In caso di malattia, oltre che al proprio stato di salute, occorre prestare attenzione anche alla protezione dei propri dati personali.

Certificato di malattia e protezione dei dati

Max è in malattia, non riesce a lavorare, ma nessuno gli sa indicare come e quando guarirà.

Viene quindi sballottato da un medico all’altro e da un ospedale all’altro e fa avere regolarmente i certificati medici al datore di lavoro, che non gli ha mai fatto particolari problemi, sin quando però gli comunica di voler sapere di cosa è ammalato e gli chiede di poter consultare gli atti medici. Max si chiede sino a che punto il datore di lavoro ha il diritto di farlo.
Una lavoratrice o un lavoratore deve annunciare immediatamente la propria incapacità al lavoro per malattia o infortunio. In linea di principio, sussiste anche l’obbligo di presentare un certificato medico sin dal primo giorno di incapacità, anche se spesso vengono convenute eccezioni.

Certificato medico

L’assenza dal lavoro per malattia o infortunio deve quindi essere attestata da un certificato, che deve però riferire solo della durata prevista e se si tratta di un’incapacità di lavoro totale o parziale. Se del caso, possono essere richiesti anche certificati dettagliati, che riportino della capacità e delle condizioni alle quali si possono svolgere altre attività, ma non la diagnosi o altre indicazioni.

Diagnosi

Solo il medico curante ha la facoltà di emettere una diagnosi.
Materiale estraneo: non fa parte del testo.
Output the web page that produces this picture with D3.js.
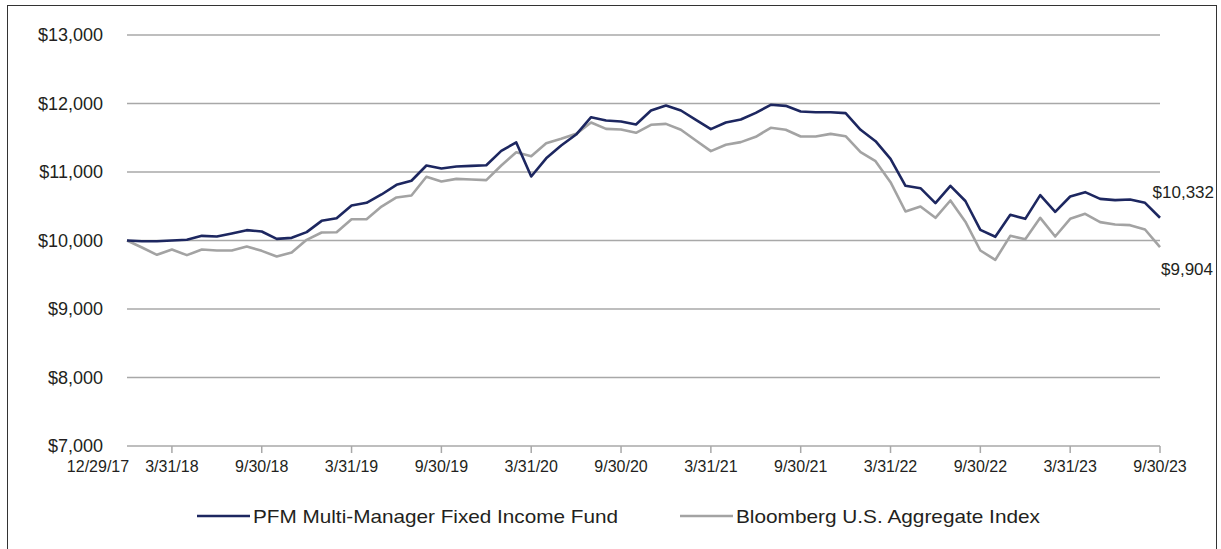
<!DOCTYPE html>
<html>
<head>
<meta charset="utf-8">
<script src="https://cdn.jsdelivr.net/npm/d3@7"></script>
<style>
  body { margin: 0; background: #fff; }
  svg { display: block; font-family: "Liberation Sans", Arial, sans-serif; }
</style>
</head>
<body>
<div id="chart"></div>
<script>
// monthly growth of $10,000, 12/29/17 .. 9/30/23
const FUND = [
  10000, 9990, 9990, 10000, 10010, 10068, 10058, 10102, 10151, 10131,
  10024, 10039, 10122, 10287, 10324, 10511, 10550, 10672, 10813, 10872,
  11095, 11051, 11080, 11090, 11099, 11309, 11431, 10934, 11200, 11387,
  11547, 11800, 11752, 11737, 11693, 11898, 11971, 11898, 11762, 11625,
  11723, 11766, 11864, 11981, 11966, 11883, 11873, 11873, 11859, 11616,
  11450, 11192, 10798, 10764, 10545, 10798, 10577, 10156, 10054, 10375,
  10316, 10662, 10418, 10642, 10706, 10608, 10589, 10599, 10550, 10332
]
const INDEX = [
  10000, 9898, 9791, 9869, 9786, 9869, 9854, 9854, 9912, 9849,
  9766, 9825, 10010, 10117, 10120, 10311, 10311, 10496, 10628, 10657,
  10930, 10861, 10900, 10891, 10881, 11095, 11289, 11231, 11421, 11484,
  11557, 11723, 11630, 11620, 11572, 11689, 11703, 11616, 11460, 11304,
  11397, 11436, 11514, 11645, 11616, 11518, 11518, 11557, 11523, 11289,
  11158, 10851, 10423, 10496, 10331, 10584, 10275, 9854, 9718, 10068,
  10019, 10331, 10058, 10316, 10389, 10268, 10233, 10224, 10161, 9904
]
const TICK_LABELS = ['12/29/17', '3/31/18', '9/30/18', '3/31/19', '9/30/19', '3/31/20',
  '9/30/20', '3/31/21', '9/30/21', '3/31/22', '9/30/22', '3/31/23', '9/30/23']
const TICK_INDEX = [0, 3, 9, 15, 21, 27, 33, 39, 45, 51, 57, 63, 69]
const Y_TICKS = [7000, 8000, 9000, 10000, 11000, 12000, 13000]
const SERIES = [
  { name: 'PFM Multi-Manager Fixed Income Fund', values: FUND, color: '#1d2760', end: '$10,332' },
  { name: 'Bloomberg U.S. Aggregate Index', values: INDEX, color: '#a3a3a3', end: '$9,904' },
]

const width = 1221, height = 549
const svg = d3.select('#chart').append('svg')
  .attr('width', width).attr('height', height)

// frame
svg.append('rect')
  .attr('x', 7.5).attr('y', 5.5)
  .attr('width', 1209).attr('height', 600)
  .attr('fill', 'none').attr('stroke', '#333').attr('stroke-width', 1)

const x = d3.scaleLinear().domain([0, FUND.length - 1]).range([127, 1160])
const y = d3.scaleLinear().domain([7000, 13000]).range([446, 35])

// gridlines
svg.append('g')
  .selectAll('line')
  .data(Y_TICKS)
  .join('line')
  .attr('x1', x(0)).attr('x2', x(FUND.length - 1))
  .attr('y1', d => y(d)).attr('y2', d => y(d))
  .attr('stroke', '#a8a8a8').attr('stroke-width', 1.5)

// y labels
svg.append('g')
  .selectAll('text')
  .data(Y_TICKS)
  .join('text')
  .attr('x', 103)
  .attr('y', d => y(d))
  .attr('dy', '0.35em')
  .attr('text-anchor', 'end')
  .attr('font-size', '18px')
  .attr('fill', '#231f20')
  .text(d => '$' + d3.format(',')(d))

// x ticks
svg.append('g')
  .selectAll('line')
  .data(TICK_INDEX.slice(1))
  .join('line')
  .attr('x1', d => x(d)).attr('x2', d => x(d))
  .attr('y1', y(7000)).attr('y2', y(7000) + 7)
  .attr('stroke', '#a8a8a8').attr('stroke-width', 1.5)

svg.append('g')
  .selectAll('text')
  .data(TICK_LABELS)
  .join('text')
  .attr('x', (d, i) => i === 0 ? x(TICK_INDEX[i]) - 29 : x(TICK_INDEX[i]))
  .attr('y', y(7000) + 26)
  .attr('text-anchor', 'middle')
  .attr('font-size', '16px')
  .attr('fill', '#231f20')
  .text(d => d)

// lines
const line = d3.line().x((d, i) => x(i)).y(d => y(d))
SERIES.slice().reverse().forEach(s => {
  svg.append('path')
    .datum(s.values)
    .attr('d', line)
    .attr('fill', 'none')
    .attr('stroke', s.color)
    .attr('stroke-width', 2.6)
    .attr('stroke-linejoin', 'round')
})

// end labels
svg.append('text')
  .attr('x', 1214).attr('y', y(FUND[FUND.length - 1]) - 20)
  .attr('text-anchor', 'end')
  .attr('font-size', '17px').attr('fill', '#231f20')
  .text(SERIES[0].end)
svg.append('text')
  .attr('x', 1213).attr('y', y(INDEX[INDEX.length - 1]) + 28)
  .attr('text-anchor', 'end')
  .attr('font-size', '17px').attr('fill', '#231f20')
  .text(SERIES[1].end)

// legend
const legend = svg.append('g')
const legendX = [197, 680]
const legendW = [365, 304]
SERIES.forEach((s, i) => {
  const g = legend.append('g').attr('transform', `translate(${legendX[i]},516)`)
  g.append('line').attr('x1', 0).attr('x2', 53)
    .attr('stroke', s.color).attr('stroke-width', 2.6)
  g.append('text').attr('x', 56).attr('dy', '0.35em')
    .attr('font-size', '19px').attr('fill', '#231f20')
    .attr('textLength', legendW[i]).attr('lengthAdjust', 'spacingAndGlyphs')
    .text(s.name)
})
</script>
</body>
</html>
Come diagnosi si intende l’attribuzione delle constatazioni svolte ad una definizione di malattia, in base alla quale viene determinata la cura medica e definiti eventuali diritti, per esempio nei confronti delle casse malati o dell’AI. La diagnosi deve essere basata su criteri medici obiettivi, tralasciando quindi valutazioni soggettive sull’aspetto o il comportamento.

Atti medici

Unitamente ai rapporti sulle constatazioni, a quelli delle visite e a quelli ospedalieri, le diagnosi costituiscono una parte importante degli atti medici che, in quanto tali, devono godere di particolare protezione. Essi sono quindi coperti dal segreto medico, dal quale possono essere esonerati solo da una deroga espressamente emessa. La legge prevede eccezioni a questa regola solo in casi precisi, per esempio in presenza di procedimenti penali.
Max dovrebbe quindi liberare il suo medico dal segreto professionale per permettergli di fornire le informazioni richieste al datore di lavoro, ma ci si deve chiedere se è tenuto a farlo.
Le richieste di dati, anche al di là dei dati medici, del datore di lavoro devono rifarsi al principio della proporzionalità e dell’opportunità descritto dall’art. 328 b del CO. Il datore di lavoro può trattare solo dati necessari all’esecuzione del contratto di lavoro. In caso di malattia, per il datore è quindi importante sapere quando il lavoratore può riprendere il lavoro e se lo può fare senza limitazioni. Non è quindi necessario conoscere la diagnosi, quanto l’idoneità medica a svolgere il lavoro.
Max non è pertanto in alcun modo tenuto a concedere i suoi atti medici in visione al datore di lavoro. Quest’ultimo ha invece il diritto di chiedergli di sottoporsi ad una visita da parte del suo medico di fiducia, che avrà diritto a visionare i suoi atti medici, trattandosi di una persona tenuta al segreto professionale e quindi priva della facoltà di trasmettere diagnosi al datore di lavoro.
La prosecuzione del rapporto di lavoro dipende pertanto dall’idoneità medica a svolgere l’incarico.
Lavoratrici e lavoratori sono pertanto tenuti a comunicare i propri dati medici solo nella misura in cui questi sono necessari per determinare l’idoneità. Basta quindi che la stessa sia confermata da un certificato medico, mentre malattia, disturbi passati o limitazioni senza alcuna attinenza con il lavoro non devono essere dichiarate.
Max può quindi concentrarsi sulla sua guarigione, continuando a fornire i relativi certificati medici. Tra un paio di settimane può del resto riprendere il lavoro al 50 %. Il peggio sembra essere passato.